The Dream Chaser is the most recent space shuttle that won a contract with NASA to make cargo deliveries to the International Space Station. It’s being developed by the Sierra Nevada Corporation, one of the new kids in the race to make commercial space flight more accessible. I It turns out that much of the magic is being developed right in Kendall Square.
When it first takes off, the Dream Chaser acts like a space shuttle, looks like a space shuttle, and is boosted into space in a rocket—very standard space shuttle moves. That’s where the similarities end. Once it’s in space, software takes over-- software developed at the Draper Laboratory in Kendall Square.
Seamus Tuohy, director of space systems, heads the team that developed the smarts of the Dream Chaser, and says the technology can guide the vehicle through its entire mission.

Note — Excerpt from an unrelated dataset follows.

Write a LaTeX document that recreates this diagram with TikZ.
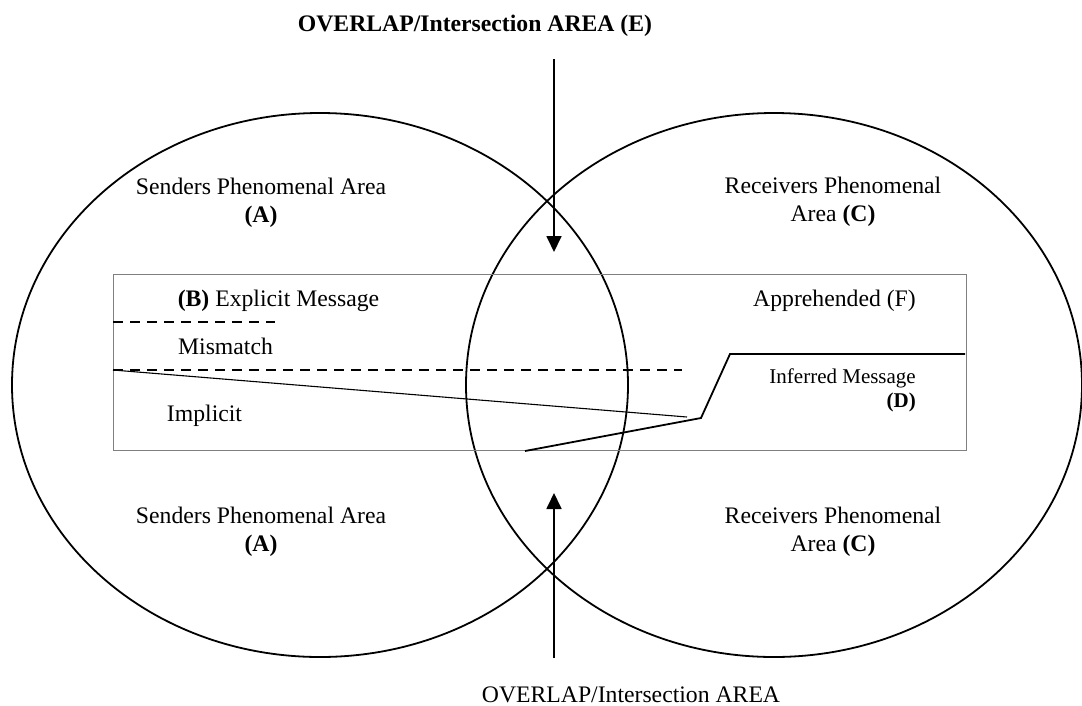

“Each mission phase has some software that will tell it where it is, tell it where it needs to go, and control the spacecraft to get there.” Tuohy said. “And after we deliver the cargo, we then control the vehicle on its reentry into the earth’s atmosphere and its subsequent landing on a runway at Kennedy Space Center.”
That’s the kicker. Unlike the SpaceX Dragon, which currently delivers cargo to the International Space Station—and lands by splashing down into the Pacific Ocean, the Dream Chaser starts acting like an ordinary plane once its back in the Earth’s atmosphere.
“It lands like an aircraft. It can land on the runway that any commercial aircraft can land on. So, the operations that we are trying to get to is basically like an aircraft operation.” Tuohy said.
That matters because timing is crucial when bringing back valuable science experiments from the ISS. And since the Dream Chaser doesn’t use a lot of propulsion and fuel in its return, it’s not toxic to humans, which means right after landing, everything can be immediately put into the lab. All of this is because of sophisticated aerospace engineering—but can a computer really land that much better than a human?
Yes, according to Alan Campbell, Draper’s Simulation Task Leader for the Dream Chaser project. Campbell kindly walks me through the simulation of the manned landing version—complete with a video game joystick and footpedal brakes. And who better to challenge a machine than a reporter with zero flight experience and limited gaming chops?
There are three computer monitors—one image represent the view from the cockpit and even though it’s a simulation, the view of the Armstrong Air Force base from an elevation of 12,500 feet still looks daunting.
“Now that you’ve gotten to see what our Guidance Control Software can do, are you ready to give it a shot?” Campbell asked.
There is no other option, so as soon as Campbell counts down “3-2-1”, I’m suddenly operating a space plane that has reentered the Earth’s atmosphere.
“Take that green circle and move it toward the red diamond.” Campbell said.
It sounds simple enough and I’m doing fine-- until it’s time to land.
Campbell offered a good tip. “The secret to all of this is the softest touch.”
The advice comes in too late as I lose control of my target, pull the joystick back too far, sending the Dream Chaser back up into the air. I then overcompensate by pitching it forward too much, resulting in a crash landing so disastrous, the software can’t even compute how far under ground I’ve crashed.
Campbell is quick to offer consolation—“I’ve only seen one person successfully land this fully manual. It was me—but to be fair, I’ve tried thousands and thousands of times.” Campbell said.